For now, I'll leave the larger steps for my new Gazelle.

Sunday, August 20, 2006

There was nothing on TV tonight so I watched the second half of the Teen Choice awards. I didn't even know they were on and it turned out to be good, harmless have on while you clean fare. It was actually entertaining. The funny thing is, were it not for the Pirates premiere, I wouldn't have known who half the people were. Many of them I interviewed.

The treat of the evening was seeing Johnny Depp look so fucking hot accepting his award. And not only that, he was by far the oldest person there, by far the hottest, and way by far, the most popular. Way to carry it Johnny. He was my crush when I was a teenager when he was on Jump Street. Yes, I know he hated being on the show, but it was sure good for me. How great to see that he's completely making a new generation of teens swoon. When he walked out on that stage I think it shocked the entire auditorium that he was there. The screams were deafening. Thankfully I had the ability to turn them down.

So now let's get to the king of the chavs (lower case on purpose), K-Fed. I watched his performance the same way one looks at a car accident, and that's exactly what it was. K-Fed, and whomever agreed to have you on that show, fuck you, you fucking fuck of fucks. How dare you try to kill my and everyone else's Johnny buzz with that talentless, freeloading, wannabenevergonnabe trailer trash. What the hell were you thinking? You knew we would watch, just to see how bad he was, but you had us with Johnny Depp. We were watching already. K-Fed was so painful to watch. Painful. The screams from the teenage girls were minimal, and those were either polite, ones of horror, or an attempt to try to block out the dancing dung beetle that was assaulting them from the stage. Now that I think of it, I don't think they had audience shots during his performance, for fear of what they would reveal. At one point, he jumped into the audience, and I swear people recoiled. I sure as well would have, then taken a bath in Purell just to be safe.

In other news, the middle of August has me quite bored. I've been doing the job search and avoiding the humidity that has once again visited us. I'm in the process of shedding things, organizing, preparing for anything. I guess I could say I'm compartmentalizing.

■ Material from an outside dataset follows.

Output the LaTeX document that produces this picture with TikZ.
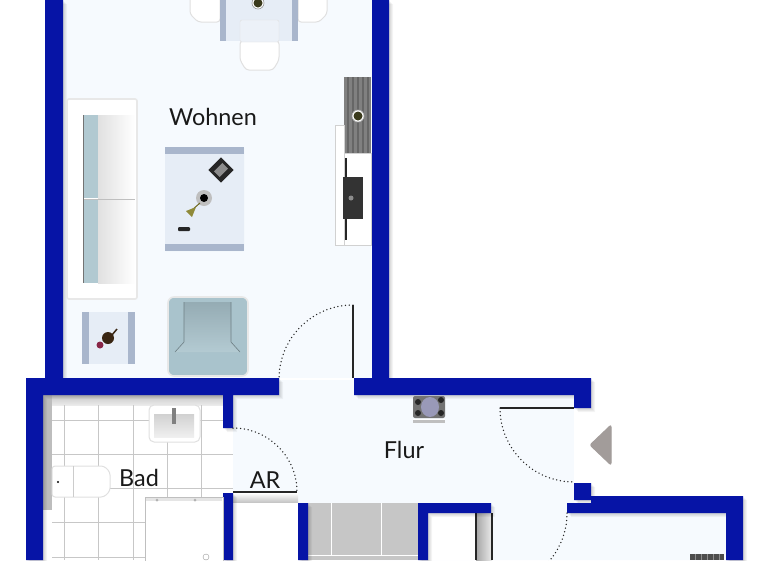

Just in case of well, anything.

I've been particularly annoyed by the amount of unused "stuff" in my apartment. Too many strings that I still haven't managed to sever. Whether it be things I'm stepping over, unfinished projects, papers, clothing, or things I haven't put away. Products I don't use, whatever. I look at it and think how little of it I actually use in a day. But, I can't seem to shed it where I can see a marked difference in the amount of "stuff" I have. I want my home to be a home, not a place where I store "stuff." There are a lot of nice things in my apartment, but lately I'm wondering how it got to this. Luckily, I've been more willing lately to part with it.

For one, I put my art desk in the building lobby late last night with a note on it that it was free for the taking. Next afternoon, it was gone and a thank you note from the first floor neighbor was in its place, telling me it was exactly what she needed. That felt good. In my apartment, it had become a place to hide more junk. Now, it will be used for the purpose it was meant, she is an art student. I was thrilled it could go to good use.

Hopefully, this motion of offering my things and seeing that people want or can use them will translate into my job search, which is really code for my desire to move to the next chapter of my life. It's a step in the right direction, as I believe that we set the patterns of energy for ourselves. This small gesture will be the first in a few of my offerings. Sometimes it's important to validate that others find value and treasure in what you have.